The evening began with a gallery talk that kicked off the opening reception and my performance was a bit rocky, especially at the beginning. I’ve done dozens of these talks over the years but I was somehow more nervous at the beginning of this talk than any other I can recall. I don’t know why but it gave the talk a halting, stop-and-go feel that probably bothered me more than those in the audience who had not been to other talks. As a result, I felt as though I missed touching on a number of points I had hoped to express. I beat myself up a bit after the show for this but , in the grand scheme of things, my self-critique didn’t take away from a lovely evening.
Again, many thanks to everyone who came out on Saturday. It is most appreciated and it is always my pleasure to meet those who have found something to enjoy in my work. I always come back to the studio inspired by some of the stories that are shared with me. That’s one of the hidden perks of this job and one that might be my favorite. For that, I am truly thankful.
As a public servant and introvert I can completely identify with having complete preparation and then not fully bringing what you planned to say forward. It is very frustratiing and discouraging. Knowing you Gary, I’m sure you did just fine because the way you bring it, you shoot to give 150%, so even if you dropped off some, the folks got their monies worth, plus some.

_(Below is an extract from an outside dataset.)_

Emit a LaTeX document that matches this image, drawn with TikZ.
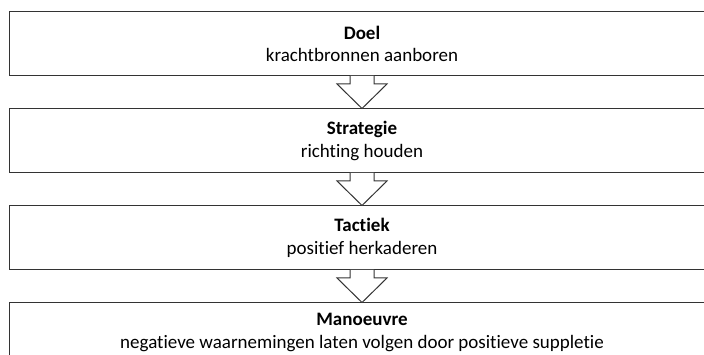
\documentclass[tikz,border=0pt]{standalone}
\usepackage{fontspec}
\setmainfont{Carlito}[Ligatures=NoCommon]
\usetikzlibrary{positioning,calc}
\tikzset{level/.style = {draw=black!80, line width=1pt,
  minimum width=706pt, minimum height=63.5pt, inner sep=0pt,
  align=center, font=\fontsize{19}{22.5}\selectfont}}
\tikzset{hollow/.style = {draw=black!80, line width=1pt, line join=miter}}
% open block arrow from the bottom of #1 to the top of #2
\newcommand\levelarrow[2]{%
  \fill[white] ($(#1.south)+(-12pt,0)$) -- ++(0,-8pt) -- ++(-13pt,0)
    -- (#2.north) -- ($(#1.south)+(25pt,-8pt)$) -- ++(-13pt,0)
    -- ($(#1.south)+(12pt,0)$) -- cycle;
  \draw[hollow] ($(#1.south)+(-12pt,0)$) -- ++(0,-8pt) -- ++(-13pt,0)
    -- (#2.north) -- ($(#1.south)+(25pt,-8pt)$) -- ++(-13pt,0)
    -- ($(#1.south)+(12pt,0)$);}

\begin{document}
\begin{tikzpicture}[x=1pt, y=1pt, node distance=32.5pt]
  \useasboundingbox (0,0) rectangle (704,355);
  \clip (0,0) rectangle (704,355);
  \node[level] (doel) at (362,311.25)
    {\textbf{Doel}\\krachtbronnen aanboren};
  \node[level, below=of doel] (strategie)
    {\textbf{Strategie}\\richting houden};
  \node[level, below=of strategie] (tactiek)
    {\textbf{Tactiek}\\positief herkaderen};
  \node[level, minimum height=59pt, below=of tactiek] (manoeuvre)
    {\textbf{Manoeuvre}\\negatieve waarnemingen laten volgen door positieve suppletie};
  \levelarrow{doel}{strategie}
  \levelarrow{strategie}{tactiek}
  \levelarrow{tactiek}{manoeuvre}
\end{tikzpicture}
\end{document}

Thanks, Bill, for the kind words. They are much appreciated.
Isn’t it strange how those sudden cases of nerves appear? Of course, that’s one of the nice things about a real artist for gallery-goers. Real artists – human artists – have feelings, hesitations, uncertainty. That’s what helps to give their art a connection to reality, which is to say, the viewer.
It is funny how nerves sometimes appear, especially when they seem so far away just beforehand. And other times, when you might think you should feel anxiety, there is none. Go figure.
i usually give myself a reality check and say to myself, ‘these people are here because they think you have something interesting to share with them. let’s not let them down!’ thankfully, that always helps me over the rough spots.
i am sure that you did well, and you are/were probably more critical than anyone else!
z
Thanks so much for the reassurance. It’s appreciated.